Il voto stravolto
per regolare i conti

Arrivati a questo punto, forse varrebbe la pena di arrendersi. È fatica sprecata insistere nel deprecare che il referendum sia divenuto solo un pretesto per arrivare ad un regolamento dei conti tra Renzi e le opposizioni. È ancor prima di quando si conoscesse la data di convocazione elettorale che sostenitori del Sì e del No si palleggiano la responsabilità di aver trasformato la prova elettorale in una sorta di ordalia. La colpa originaria dello stravolgimento del voto va messa indubbiamente sul conto del premier. Non gli era sembrato vero di potersi servire un plebiscito, lui arrivato a Palazzo Chigi privo dell’unzione elettorale. Peccato che avesse fatto male i suoi calcoli. Complice l’insoddisfacente ripresa economica, la sua popolarità si è col tempo sgonfiata e lui, anche se in ritardo, doverosamente ne ha preso atto.

Ciò non toglie che il confronto elettorale abbia continuato a sfuggire al merito del referendum. I contendenti si sono passati di mano solo il testimone. Come si poteva pretendere del resto che si facessero sfuggire la ghiotta occasione di far trangugiare al baldo giovane di Rignano la pretesa di ergersi a Gran Rottamatore della politica nazionale? Non si è riusciti a farli deflettere dai loro intenti sino ad oggi, immaginiamoci se si può chiedere loro di cambiare direzione quando sono ormai in dirittura finale. Hanno addirittura già spostato l’attenzione sul dopo voto. Sarà chiaro allora non solo chi l’avrà avuta vinta, ma anche se al vincitore il gioco sia valsa la candela.

Renzi si è già pentito di essersi spinto avventatamente così in là da mettere a repentaglio la sua stessa leadership. Ma lui, rischierà anche molto, ma, se vince, è almeno sicuro di sbancare il tavolo. Non gli parrà vero di essersi liberato in una sola mano sia delle opposizioni che della minoranza interna.

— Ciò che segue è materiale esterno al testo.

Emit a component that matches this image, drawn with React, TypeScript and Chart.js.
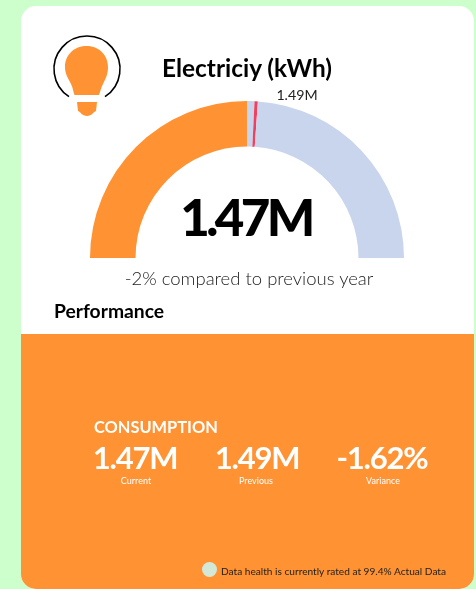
import React, { useEffect, useRef } from "react";
import { Chart, registerables } from "chart.js";

Chart.register(...registerables);

const segmentNames = ["Current", "Gap", "Previous", "Remaining"];
const segmentValues = [1.47, 0.045, 0.02, 1.405];
const segmentColors = ["#FF9233", "#C8D5EC", "#F0405F", "#C8D5EC"];

const FONT = "Lato, 'Noto Sans', sans-serif";

function T(props: { x: number; y: number; size: number; weight?: number; color?: string; text: string; center?: boolean; spacing?: number }) {
  const { x, y, size, weight = 400, color = "#000", text, center, spacing = 0 } = props;
  return (
    <div
      style={{
        position: "absolute",
        left: x,
        top: y,
        transform: center ? "translate(-50%, -50%)" : "translateY(-50%)",
        fontFamily: FONT,
        fontSize: size,
        fontWeight: weight,
        color,
        whiteSpace: "nowrap",
        lineHeight: 1,
        letterSpacing: spacing,
      }}
    >
      {text}
    </div>
  );
}

export default function App() {
  const ref = useRef<HTMLCanvasElement>(null);
  useEffect(() => {
    if (!ref.current) return;
    const chart = new Chart(ref.current, {
      type: "doughnut",
      data: {
        labels: segmentNames,
        datasets: [{ data: segmentValues, backgroundColor: segmentColors, borderWidth: 0 }],
      },
      options: {
        animation: false,
        responsive: false,
        rotation: -90,
        circumference: 180,
        cutout: "71%",
        layout: { padding: 0 },
        plugins: { legend: { display: false }, tooltip: { enabled: false } },
      },
    });
    return () => chart.destroy();
  }, []);

  return (
    <div style={{ position: "fixed", inset: 0, background: "#CCFFCC", overflow: "hidden" }}>
      <div
        style={{
          position: "absolute",
          left: 21,
          top: 6,
          width: 453,
          height: 583,
          background: "#fff",
          borderRadius: 15,
          overflow: "hidden",
        }}
      >
        <div style={{ position: "absolute", left: 0, top: 328, width: 453, height: 255, background: "#FF9233" }} />
      </div>
      <canvas ref={ref} width={314} height={157} style={{ position: "absolute", left: 90, top: 101, width: 314, height: 157, display: "block" }} />
      <svg width="476" height="589" viewBox="0 0 476 589" style={{ position: "absolute", left: 0, top: 0 }}>
        <path d="M69 96.7 A33 33 0 1 1 105 96.7" fill="none" stroke="#000" strokeWidth="1.6" />
        <path
          d="M86.5 46 C73 46 65 56 65 67 C65 74 68 78 71 84 C73 88 73 91 74.5 95 L99 95 C100.5 91 101 88 103 84 C106 78 108 74 108 67 C108 56 100 46 86.5 46 Z"
          fill="#FF9233"
        />
        <path d="M77 102 L97 102 L96 111 C93 112 92 116 87 116 C82 116 81 112 78 111 Z" fill="#FF9233" />
      </svg>
      <T x={247} y={68} size={24.4} weight={700} text="Electriciy (kWh)" center />
      <T x={297} y={95} size={14.2} color="#222" text="1.49M" center />
      <T x={246} y={216} size={51} weight={900} text="1.47M" center spacing={-3.6} />
      <T x={249} y={278} size={18.5} weight={300} color="#222" text="-2% compared to previous year" center />
      <T x={54} y={311} size={19.3} weight={700} text="Performance" />
      <T x={94} y={427} size={16.4} weight={700} color="#fff" text="CONSUMPTION" />
      <T x={135} y={457} size={31} weight={700} color="#fff" text="1.47M" center spacing={-1.2} />
      <T x={257} y={457} size={31} weight={700} color="#fff" text="1.49M" center spacing={-1.2} />
      <T x={382} y={457} size={31} weight={700} color="#fff" text="-1.62%" center spacing={-1.2} />
      <T x={136} y={480} size={9} color="#fff" text="Current" center />
      <T x={256} y={480} size={9} color="#fff" text="Previous" center />
      <T x={383} y={480} size={9} color="#fff" text="Variance" center />
      <div style={{ position: "absolute", left: 202, top: 562, width: 15, height: 15, borderRadius: "50%", background: "#D4E8D8" }} />
      <T x={221} y={571} size={10.15} color="#222" text="Data health is currently rated at 99.4% Actual Data" />
    </div>
  );
}
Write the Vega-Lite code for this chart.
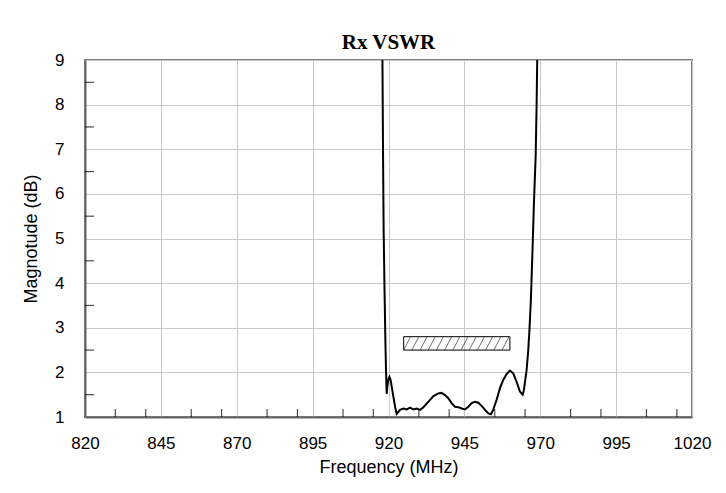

Diverso sarebbe invece il bilancio del fronte del No nel caso, al momento comunque improbabile, di una sconfitta. Salvini, Grillo e compagnia varia si sono evidentemente fatti prendere la mano dalla voglia di far fuori l’inquilino di Palazzo Chigi, visto che non hanno valutato a dovere i costi di un successo del Sì. La minoranza dem dei vari D’Alema e Bersani dovrebbe chiudere letteralmente bottega. Ma una sorte non troppo propizia toccherebbe anche agli altri partiti contrari alla riforma. Salvini sarebbe chiamato a rispondere della scelta fatta di aver sfidato insieme Renzi e Berlusconi col risultato di trovarsi perdente e isolato. Dal canto loro, i Cinquestelle dovrebbero farsi una ragione innanzitutto del fatto di non essersi tenuti stretta l’accoppiata di riforma elettorale e Italicum che rappresenta per loro l’unica condizione per arrivare al governo senza esser costretti a stringere alleanze. Dovrebbero poi trarre l’amara conclusione che nemmeno facendo blocco con tutte le opposizioni sono in grado di vincere. Come potrebbero pensare di riuscirvi in futuro facendo conto sulle loro sole forze, magari non più con una legge maggioritaria ma con una proporzionale? Un vantaggio, anche se magro, lo otterrebbe solo Berlusconi. Potrebbe forse rientrare in gioco per cambiare l’Italicum, ma dalla porta di servizio e con un ruolo ormai marginale.

I conti, è vero, si tirano solo alla fine, ma fin d’ora è legittimo nutrire qualche dubbio sulla convenienza avuta dagli sfidanti a osare tanto.